The 13-year covert, American-run war against North Vietnam and the Communist Pathet Lao in Laos ended in 1973. Quincy's dense but rewarding study--which takes its title from a messianic Hmong farmer who led an armed rebellion against the French in the early 1920s--gives a detailed history of political upheavals and wars in the region, beginning in the 14th century, but the focus is on the upland Hmong tribespeople who were U.S. allies for the Laotian campaign. Several other well-researched books have covered much of the same territory in depth. Quincy, chair of the department of government at Eastern Washington University, adds more voices to that research, using hundreds of interviews he conducted with the Hmong (many of whom now live in the U.S.) in the 1980s and 1990s to bring the corruption and brutality among the group's leadership further to light. (One researcher involved with the project has received death threats.) By 1977, more than 100,000 Laotian refugees, not all of whom were Hmong, had crowded into camps on the Thai border. Some remained for 15 years, Quincy argues, because agents of the exiled Hmong leadership "were able to persuade, cajole, and intimidate most refugees to forego resettlement... to provide guerrillas for the Neo Hom resistance, the magnet for financial contributions. This well-written narrative clearly shows that the secret war's biggest losers were the Hmong, who did most of the fighting--and dying--against the North Vietnamese.

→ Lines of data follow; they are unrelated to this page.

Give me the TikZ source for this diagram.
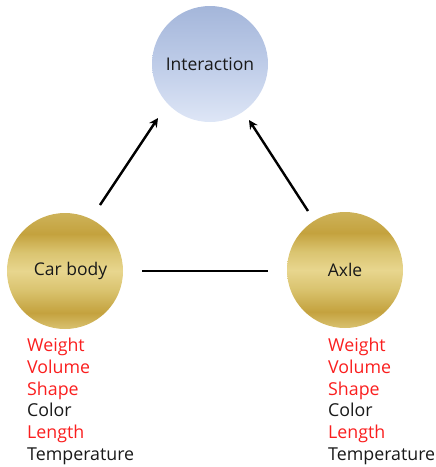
\documentclass[tikz,border=0pt]{standalone}
\usepackage{fontspec}
\setmainfont{Open Sans}
\usetikzlibrary{arrows.meta}
\definecolor{lred}{RGB}{250,30,30}
\definecolor{txt}{RGB}{25,25,25}
\definecolor{gold1}{RGB}{232,214,142}
\definecolor{gold2}{RGB}{196,162,62}
\definecolor{gold3}{RGB}{218,196,112}
\definecolor{gold4}{RGB}{206,180,92}
\definecolor{gold5}{RGB}{226,208,134}
\definecolor{blu1}{RGB}{222,230,246}
\definecolor{blu2}{RGB}{190,204,232}
\definecolor{blu3}{RGB}{164,182,218}
\pgfdeclareverticalshading{goldsh}{100bp}{
  color(0bp)=(gold5); color(22bp)=(gold5); color(32bp)=(gold2);
  color(42bp)=(gold3); color(50bp)=(gold1); color(58bp)=(gold3);
  color(66bp)=(gold2); color(76bp)=(gold4); color(100bp)=(gold4)}
\pgfdeclareverticalshading{bluesh}{100bp}{
  color(0bp)=(blu1); color(25bp)=(blu1); color(50bp)=(blu2); color(75bp)=(blu3); color(100bp)=(blu3)}
\tikzset{
  ball/.style={circle, minimum size=116pt, inner sep=0pt, text=txt, font=\fontsize{17.5}{20}\selectfont},
  goldball/.style={ball, shading=goldsh},
  blueball/.style={ball, shading=bluesh},
  arr/.style={line width=2.4pt, -{Stealth[length=9pt,width=9pt,inset=3pt]}},
  link/.style={line width=2.4pt},
  props/.style={anchor=north west, inner sep=0pt, align=left, text=txt, font=\fontsize{17.8}{21.7}\selectfont}
}
\begin{document}
\begin{tikzpicture}[x=1pt,y=1pt]
\useasboundingbox (0,0) rectangle (436,-467);
\node[blueball] (inter) at (210,-64) {Interaction};
\node[goldball] (car) at (65,-271) {\hspace*{11pt}Car body};
\node[goldball] (axle) at (345,-270) {Axle};
\coordinate (lt) at (100,-205);
\coordinate (lh) at (158,-118);
\coordinate (rt) at (308,-211);
\coordinate (rh) at (249,-120);
\coordinate (ha) at (142,-271);
\coordinate (hb) at (268,-271);
\draw[arr] (lt) -- (lh);
\draw[arr] (rt) -- (rh);
\draw[link] (ha) -- (hb);
\node[props] (carp) at (27,-338) {\textcolor{lred}{Weight}\\\textcolor{lred}{Volume}\\\textcolor{lred}{Shape}\\Color\\\textcolor{lred}{Length}\\Temperature};
\node[props] (axlep) at (328,-338) {\textcolor{lred}{Weight}\\\textcolor{lred}{Volume}\\\textcolor{lred}{Shape}\\Color\\\textcolor{lred}{Length}\\Temperature};
\end{tikzpicture}
\end{document}
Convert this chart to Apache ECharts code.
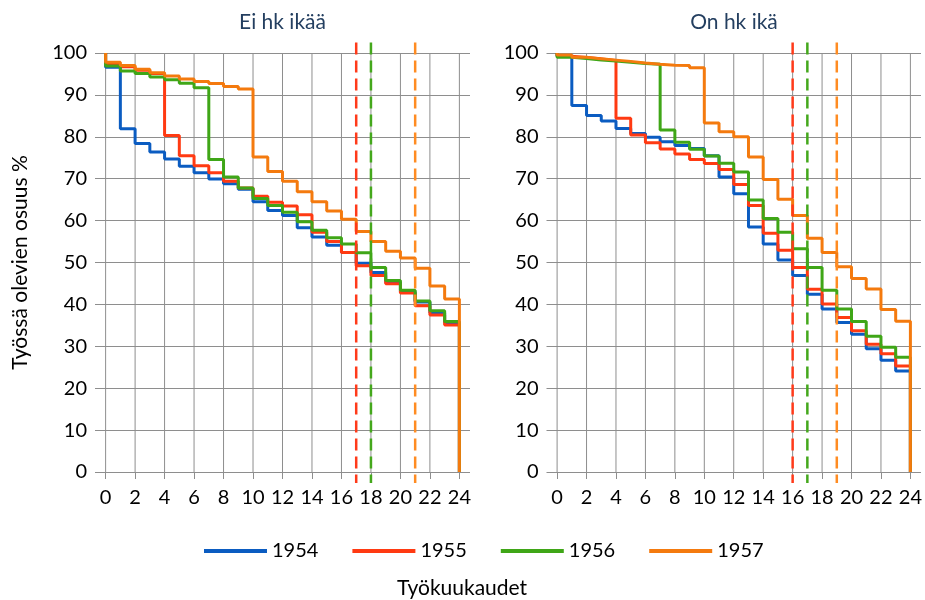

The Hmong people, also known as Miao or Meo, are active participants in and tragic victims of modern nation formation and the Cold War. Quincy (Hmong: History of a People), an established scholar of Laos and the Hmong, energetically relates their experience and the history of Laos over the last century with deep feeling, telling detail, and occasional dark humor, using written sources, personal observation, and interviews. The Hmong started as a tribal society in the south of China, where contending Hmong family leaders fought both against each other and the outsiders who tried to dominate, co-opt, or exterminate them. Eventually, they migrated to Laos, where they established themselves by force. French colonialists enlisted Hmong leaders as allies. Then American Cold Warriors took over the murderous battle against the Vietnamese and their revolution, until finally the remaining Hmong fled to Thailand and the United States. This sad but colorful story will appeal both to general readers interested in Cold War history and to scholars.